George B – Ruminating Thoughts and Adaptation Practice
I first noticed my ruminating thoughts in my early twenties – a time when I had a major fit of depression. They whirred in my head constantly; and they were mostly thoughts about myself, how I felt, what others thought about me and what I thought about other people. The more I pondered on these thoughts, the more obsessed with them I became and lost focus on so many other things in life. As I became more involved in my thoughts, I began to become almost paralysed by them as they took over most of my focus in life. This led me to take anti-depressants and I had some relief for a short time. However, because I hadn’t learnt to deal with my incessant thinking and to let it pass over me, I soon became involved in my thoughts again which in turn led me back to another bout of depression. This time, however, I read an article, after I came out of hospital, about how to deal with incessant thoughts. It was written by Clive Sherlock and it was about Adaptation Practice.
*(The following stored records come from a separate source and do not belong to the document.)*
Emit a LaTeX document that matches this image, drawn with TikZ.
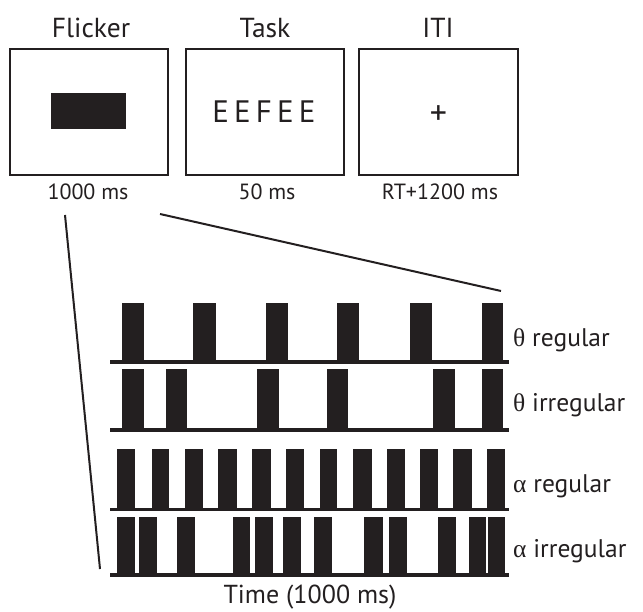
\documentclass[tikz,border=0pt]{standalone}
\usepackage{fontspec}
\setmainfont{PT Sans}
\newfontfamily\greekfont{Liberation Serif}
\definecolor{ink}{HTML}{231F20}
\begin{document}
\begin{tikzpicture}[x=1pt,y=-1pt,
  screen/.style={draw=ink,line width=2.7pt,fill=white},
  title/.style={anchor=base,inner sep=0pt,font=\fontsize{27.5}{32}\selectfont,text=ink},
  dur/.style={anchor=base,inner sep=0pt,font=\fontsize{22}{26}\selectfont,text=ink},
  lab/.style={anchor=base west,inner sep=0pt,font=\fontsize{25.5}{28}\selectfont,text=ink},
  zoomline/.style={draw=ink,line width=2pt},
  base/.style={draw=ink,line width=3.3pt},
  pulse/.style={fill=ink}]
\useasboundingbox (0,0) rectangle (643,612);
% screens
\draw[screen] (10,49) rectangle (168,175);
\draw[screen] (186,49) rectangle (344,175);
\draw[screen] (359,49) rectangle (518,175);
\fill[ink] (51,93) rectangle (126,129);
\node[anchor=center,inner sep=0pt,font=\fontsize{31}{34}\selectfont,text=ink] (letters) at (264,112) {E\,E\,F\,E\,E};
\node[anchor=center,inner sep=0pt,font=\fontsize{34}{36}\selectfont,text=ink] (plus) at (438.5,115) {+};
% titles
\node[title] (t1) at (91,38) {Flicker};
\node[title] (t2) at (265,38) {Task};
\node[title] (t3) at (438,38) {ITI};
% durations
\node[dur] (d1) at (88,200) {1000 ms};
\node[dur] (d2) at (267,200) {50 ms};
\node[dur] (d3) at (440,200) {RT+1200 ms};
% zoom lines
\coordinate (zl1) at (65,215);
\coordinate (zl2) at (100,569);
\coordinate (zr1) at (160,214);
\coordinate (zr2) at (501,291);
\draw[zoomline] (zl1) -- (zl2);
\draw[zoomline] (zr1) -- (zr2);
% theta regular
\foreach \a/\b in {121.7/144,193.3/215.7,265.7/287.7,337.3/359.3,410/431.7,482.3/503.3}
  \fill[pulse] (\a,303) rectangle (\b,362);
\draw[base] (110,362) -- (509,362);
% theta irregular
\foreach \a/\b in {121.7/144,165.7/187.3,256.7/279,326.7/348.3,432.7/455,482.3/503.3}
  \fill[pulse] (\a,369.3) rectangle (\b,430);
\draw[base] (110,430) -- (509,430);
% alpha regular
\foreach \a/\b in {116.7/135,151.7/169.3,185/203.3,218.3/236.7,251.7/270.7,285.7/304,320/337.3,353.3/371.7,386.7/405,420/438.3,453.3/471.7,486.7/505}
  \fill[pulse] (\a,449.3) rectangle (\b,509.3);
\draw[base] (110,509.3) -- (509,509.3);
% alpha irregular
\foreach \a/\b in {116.7/135,139.3/157.3,176.7/195,232.7/250,255/272.7,282.7/301,314/332.3,364.3/382.7,389.3/407.3,437.7/456,469.3/486,487.6/505}
  \fill[pulse] (\a,517.3) rectangle (\b,575);
\draw[base] (110,575) -- (509,575);
% labels
\node[lab] (l1) at (513,347) {{\greekfont θ} regular};
\node[lab] (l2) at (513,412) {{\greekfont θ} irregular};
\node[lab] (l3) at (513,492) {{\greekfont α} regular};
\node[lab] (l4) at (513,557) {{\greekfont α} irregular};
\node[dur,font=\fontsize{26}{30}\selectfont] (time) at (310,603) {Time (1000 ms)};
\end{tikzpicture}
\end{document}
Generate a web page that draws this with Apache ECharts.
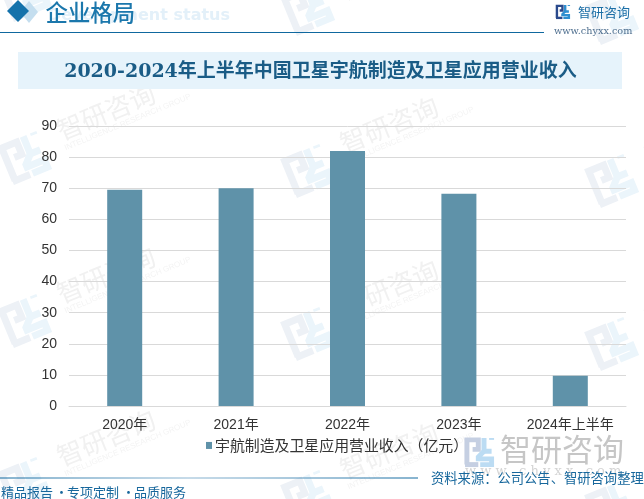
<!DOCTYPE html>
<html><head><meta charset="utf-8">
<style>html,body{margin:0;padding:0;background:#fff}#c{width:644px;height:499px}</style>
<script src="https://cdn.jsdelivr.net/npm/echarts@6/dist/echarts.min.js"></script>
</head><body><div id="c"></div>
<script>
const categories = ['2020年','2021年','2022年','2023年','2024年上半年'];
const revenue = [69.5,70,82,68.2,9.7];
const seriesName = '宇航制造及卫星应用营业收入（亿元）';
const chartTitle = '2020-2024年上半年中国卫星宇航制造及卫星应用营业收入';
const watermarkSpots = [[23,-6],[23,157],[23,320],[23,483],[306,8],[306,170],[306,333],[306,496],[610,17],[610,180],[610,343],[610,506]];

function logo(x,y,s,c1,c2,opacity,z){
  const line=(pts,c)=>({type:'polyline',z,silent:true,shape:{points:pts.map(p=>[x+p[0]*s,y+p[1]*s])},style:{fill:null,stroke:c,lineWidth:2.6*s,opacity}});
  return [
    line([[1,14],[1,1],[7,1],[7,6],[4,6]],c1),
    line([[0,14],[7,14]],c1),
    line([[10,0],[10,7],[14,7]],c2),
    line([[14,1],[14,0]],c2),
    line([[10,7],[7,10],[7,11],[14,11],[14,14],[8,14]],c2)
  ];
}
function watermark(p){
  return {type:'group',x:p[0],y:p[1],rotation:Math.PI/8,z:-5,silent:true,children:[
    ...logo(-19,-19,2.7,'#edf1f6','#ebf5fb',1,-5),
    {type:'text',z:-5,x:42,y:-10,style:{text:'智研咨询',verticalAlign:'middle',font:'26px "Noto Sans CJK SC"',fill:'#f1f1f1'}},
    {type:'text',z:-5,x:42,y:8,style:{text:'INTELLIGENCE RESEARCH GROUP',verticalAlign:'middle',font:'8px "Liberation Sans"',fill:'#f4f4f4'}}
  ]};
}
const cjk='"Noto Sans CJK SC"';
const blue='#17679c';
const footText=(x,t)=>({type:'text',z:3,silent:true,style:{x,y:492.5,text:t,verticalAlign:'middle',font:'13px '+cjk,fill:blue}});
const graphics=[
  ...watermarkSpots.map(watermark),
  {type:'text',z:1,silent:true,style:{x:230,y:16,text:'Development status',align:'right',verticalAlign:'middle',font:'bold 16px "DejaVu Sans"',fill:'#e3f0f9'}},
  {type:'polygon',z:2,silent:true,shape:{points:[[29,1],[38,12],[29,23],[20,12]]},style:{fill:'#c4deef'}},
  {type:'polygon',z:3,silent:true,shape:{points:[[18,0],[29,11],[18,22],[7,11]]},style:{fill:'#1472ab'}},
  {type:'text',z:3,silent:true,style:{x:45.5,y:12,text:'企业格局',verticalAlign:'middle',font:'500 22.4px '+cjk,fill:'#1b77ac'}},
  {type:'line',z:3,silent:true,shape:{x1:0,y1:32.5,x2:544,y2:32.5},style:{stroke:'#0f689f',lineWidth:1}},
  ...logo(556,5,0.92,'#2a4a8c','#2f8fd0',1,3),
  {type:'text',z:3,silent:true,style:{x:578,y:12,text:'智研咨询',verticalAlign:'middle',font:'13px '+cjk,fill:'#1b6ea6'}},
  {type:'text',z:3,silent:true,style:{x:554,y:31,text:'www.chyxx.com',verticalAlign:'middle',font:'9.7px "DejaVu Serif"',fill:'#4f6f8f'}},
  {type:'rect',z:1,silent:true,shape:{x:18,y:52,width:604,height:37},style:{fill:'#e6f3fb'}},
  {type:'text',z:3,silent:true,style:{x:320.5,y:72.5,text:chartTitle,align:'center',verticalAlign:'middle',font:'bold 19px "DejaVu Serif",'+cjk,fill:'#1a5c86'}},
  ...logo(465,438,1.9,'#c5cfe2','#bcdcf3',1,2),
  {type:'text',z:2,silent:true,style:{x:500,y:449,text:'智研咨询',verticalAlign:'middle',font:'31px '+cjk,fill:'#c6c6c6'}},
  {type:'text',z:2,silent:true,style:{x:465,y:472,text:'w w w . c h y x x . c o m',verticalAlign:'middle',font:'13px "DejaVu Serif"',fill:'#d4d4d4'}},
  {type:'line',z:3,silent:true,shape:{x1:0,y1:478,x2:418,y2:478},style:{stroke:{type:'linear',x:0,y:0,x2:1,y2:0,colorStops:[{offset:0,color:'#0f689f'},{offset:0.45,color:'#8db6d2'},{offset:1,color:'#0f689f'}]},lineWidth:1}},
  footText(1,'精品报告'),footText(55,'·'),footText(67,'专项定制'),footText(122,'·'),footText(134,'品质服务'),
  {type:'text',z:3,silent:true,style:{x:431,y:478,text:'资料来源：公司公告、智研咨询整理',verticalAlign:'middle',font:'13.3px '+cjk,fill:blue}}
];
const chart=echarts.init(document.getElementById('c'),null,{renderer:'canvas'});
chart.setOption({
  animation:false,
  backgroundColor:'#fff',
  textStyle:{fontFamily:'"Liberation Sans",'+cjk},
  grid:{left:69,right:18,top:126,bottom:93,containLabel:false},
  legend:{left:201,top:433,itemWidth:6,itemHeight:7,itemGap:0,icon:'rect',
    textStyle:{fontSize:14.9,color:'#333',padding:[0,0,0,-2],fontFamily:cjk},data:[seriesName]},
  xAxis:{type:'category',data:categories,axisTick:{show:false},
    axisLine:{lineStyle:{color:'#d9d9d9',width:1}},
    axisLabel:{fontSize:14,color:'#333',margin:12,interval:0}},
  yAxis:{type:'value',min:0,max:90,interval:10,axisLine:{show:false},axisTick:{show:false},
    splitLine:{lineStyle:{color:'#d9d9d9',width:1}},
    axisLabel:{fontSize:14,color:'#333',margin:12,padding:[6,0,0,0]}},
  series:[{name:seriesName,type:'bar',data:revenue,barWidth:35,itemStyle:{color:'#5f92a9'}}],
  graphic:graphics
});
</script></body></html>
Since I have started the practice, I no longer become involved or focus on my thoughts to the extent I did before. I have learnt to focus on the here and now and what I am doing at that moment instead of dwelling on what has been in the past or what will happen in the future. I let my thoughts wash over me and don’t become involved in them as I now realise it only leads to an unhappy outcome. As I have been able to let go of my thoughts, I have also learnt to let go of lots of other things in my life and come to accept the way things are. I know I am able to change things that are within my control and to let go of things that aren’t. As I no longer ruminate on my thoughts, I have learnt to appreciate so much in my life because I am no longer clouded by negativity; which almost certainly comes from dwelling and obsessing and constant ruminating.